§ **AIM**
Repeat the listing that follows, character for character, minus the pictures.
____ DATA
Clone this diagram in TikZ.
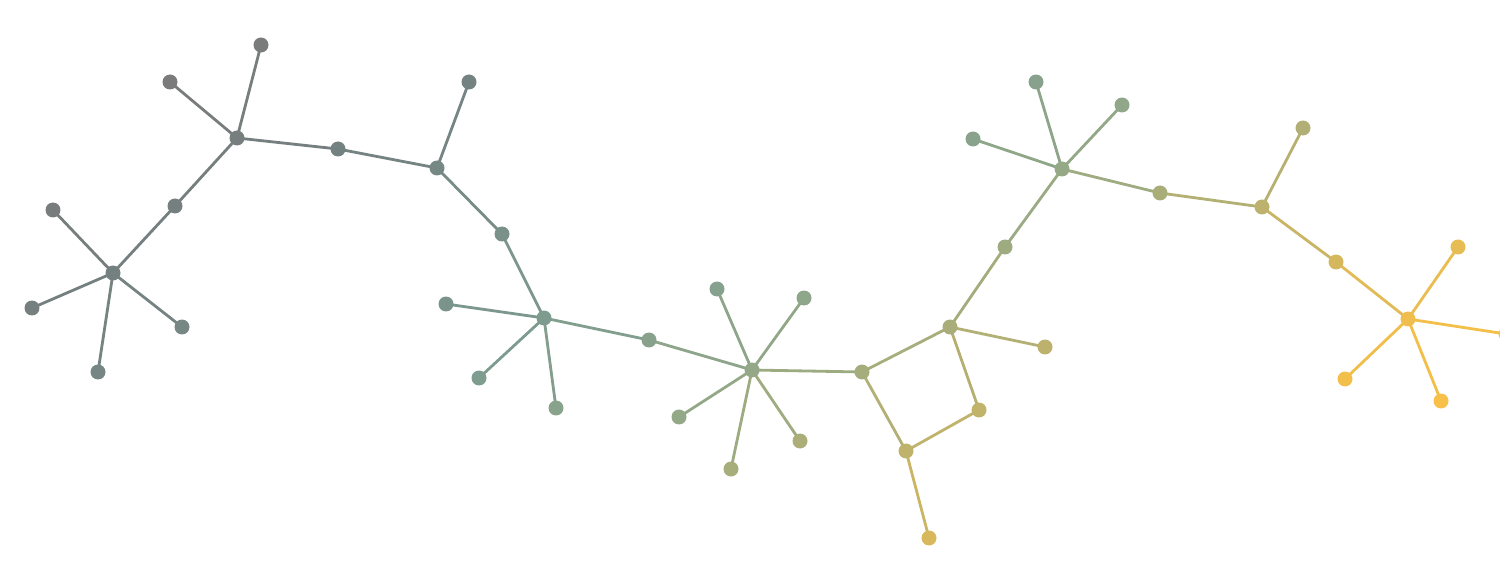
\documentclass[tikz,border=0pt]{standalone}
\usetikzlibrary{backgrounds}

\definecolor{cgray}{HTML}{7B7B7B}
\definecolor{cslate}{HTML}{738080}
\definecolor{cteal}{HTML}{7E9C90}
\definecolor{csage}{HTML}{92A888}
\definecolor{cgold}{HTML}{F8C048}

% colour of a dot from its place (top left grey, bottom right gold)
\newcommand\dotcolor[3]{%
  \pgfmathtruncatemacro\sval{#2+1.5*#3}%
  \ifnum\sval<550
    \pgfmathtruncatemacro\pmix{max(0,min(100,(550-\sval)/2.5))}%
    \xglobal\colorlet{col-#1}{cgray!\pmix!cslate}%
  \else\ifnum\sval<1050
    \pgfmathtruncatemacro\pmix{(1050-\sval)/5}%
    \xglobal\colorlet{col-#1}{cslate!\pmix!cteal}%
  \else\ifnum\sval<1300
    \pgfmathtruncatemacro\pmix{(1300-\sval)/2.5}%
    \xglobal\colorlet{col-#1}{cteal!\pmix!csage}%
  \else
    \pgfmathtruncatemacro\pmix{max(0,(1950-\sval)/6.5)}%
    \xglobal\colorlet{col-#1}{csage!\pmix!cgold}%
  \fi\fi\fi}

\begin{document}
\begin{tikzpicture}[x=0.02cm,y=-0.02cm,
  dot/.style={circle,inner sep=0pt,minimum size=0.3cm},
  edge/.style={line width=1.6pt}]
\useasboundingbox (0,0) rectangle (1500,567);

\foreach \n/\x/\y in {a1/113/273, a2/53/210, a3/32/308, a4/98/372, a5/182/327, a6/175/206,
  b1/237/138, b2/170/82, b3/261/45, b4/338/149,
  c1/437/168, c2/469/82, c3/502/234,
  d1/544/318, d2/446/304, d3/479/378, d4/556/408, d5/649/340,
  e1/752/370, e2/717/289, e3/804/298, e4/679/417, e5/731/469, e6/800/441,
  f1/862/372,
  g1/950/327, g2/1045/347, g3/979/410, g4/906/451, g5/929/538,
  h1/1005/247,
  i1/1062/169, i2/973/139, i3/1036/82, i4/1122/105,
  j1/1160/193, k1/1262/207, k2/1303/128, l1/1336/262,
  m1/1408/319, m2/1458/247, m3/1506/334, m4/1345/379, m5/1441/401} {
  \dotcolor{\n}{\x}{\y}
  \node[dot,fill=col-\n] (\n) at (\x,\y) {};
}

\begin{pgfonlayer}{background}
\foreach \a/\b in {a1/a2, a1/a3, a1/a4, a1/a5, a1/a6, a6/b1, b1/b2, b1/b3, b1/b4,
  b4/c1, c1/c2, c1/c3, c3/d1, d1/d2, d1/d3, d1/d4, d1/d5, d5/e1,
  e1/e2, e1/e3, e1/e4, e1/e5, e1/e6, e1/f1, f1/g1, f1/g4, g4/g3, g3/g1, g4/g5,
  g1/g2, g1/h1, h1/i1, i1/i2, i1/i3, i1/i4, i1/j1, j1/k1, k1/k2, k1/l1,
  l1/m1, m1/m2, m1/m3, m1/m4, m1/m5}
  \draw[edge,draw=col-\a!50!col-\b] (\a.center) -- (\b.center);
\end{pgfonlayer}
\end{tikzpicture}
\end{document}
________
§ **OUTPUT OF THE EXERCISE**
Clone this diagram in TikZ.
\documentclass[tikz,border=0pt]{standalone}
\usetikzlibrary{backgrounds}

\definecolor{cgray}{HTML}{7B7B7B}
\definecolor{cslate}{HTML}{738080}
\definecolor{cteal}{HTML}{7E9C90}
\definecolor{csage}{HTML}{92A888}
\definecolor{cgold}{HTML}{F8C048}

% colour of a dot from its place (top left grey, bottom right gold)
\newcommand\dotcolor[3]{%
  \pgfmathtruncatemacro\sval{#2+1.5*#3}%
  \ifnum\sval<550
    \pgfmathtruncatemacro\pmix{max(0,min(100,(550-\sval)/2.5))}%
    \xglobal\colorlet{col-#1}{cgray!\pmix!cslate}%
  \else\ifnum\sval<1050
    \pgfmathtruncatemacro\pmix{(1050-\sval)/5}%
    \xglobal\colorlet{col-#1}{cslate!\pmix!cteal}%
  \else\ifnum\sval<1300
    \pgfmathtruncatemacro\pmix{(1300-\sval)/2.5}%
    \xglobal\colorlet{col-#1}{cteal!\pmix!csage}%
  \else
    \pgfmathtruncatemacro\pmix{max(0,(1950-\sval)/6.5)}%
    \xglobal\colorlet{col-#1}{csage!\pmix!cgold}%
  \fi\fi\fi}

\begin{document}
\begin{tikzpicture}[x=0.02cm,y=-0.02cm,
  dot/.style={circle,inner sep=0pt,minimum size=0.3cm},
  edge/.style={line width=1.6pt}]
\useasboundingbox (0,0) rectangle (1500,567);

\foreach \n/\x/\y in {a1/113/273, a2/53/210, a3/32/308, a4/98/372, a5/182/327, a6/175/206,
  b1/237/138, b2/170/82, b3/261/45, b4/338/149,
  c1/437/168, c2/469/82, c3/502/234,
  d1/544/318, d2/446/304, d3/479/378, d4/556/408, d5/649/340,
  e1/752/370, e2/717/289, e3/804/298, e4/679/417, e5/731/469, e6/800/441,
  f1/862/372,
  g1/950/327, g2/1045/347, g3/979/410, g4/906/451, g5/929/538,
  h1/1005/247,
  i1/1062/169, i2/973/139, i3/1036/82, i4/1122/105,
  j1/1160/193, k1/1262/207, k2/1303/128, l1/1336/262,
  m1/1408/319, m2/1458/247, m3/1506/334, m4/1345/379, m5/1441/401} {
  \dotcolor{\n}{\x}{\y}
  \node[dot,fill=col-\n] (\n) at (\x,\y) {};
}

\begin{pgfonlayer}{background}
\foreach \a/\b in {a1/a2, a1/a3, a1/a4, a1/a5, a1/a6, a6/b1, b1/b2, b1/b3, b1/b4,
  b4/c1, c1/c2, c1/c3, c3/d1, d1/d2, d1/d3, d1/d4, d1/d5, d5/e1,
  e1/e2, e1/e3, e1/e4, e1/e5, e1/e6, e1/f1, f1/g1, f1/g4, g4/g3, g3/g1, g4/g5,
  g1/g2, g1/h1, h1/i1, i1/i2, i1/i3, i1/i4, i1/j1, j1/k1, k1/k2, k1/l1,
  l1/m1, m1/m2, m1/m3, m1/m4, m1/m5}
  \draw[edge,draw=col-\a!50!col-\b] (\a.center) -- (\b.center);
\end{pgfonlayer}
\end{tikzpicture}
\end{document}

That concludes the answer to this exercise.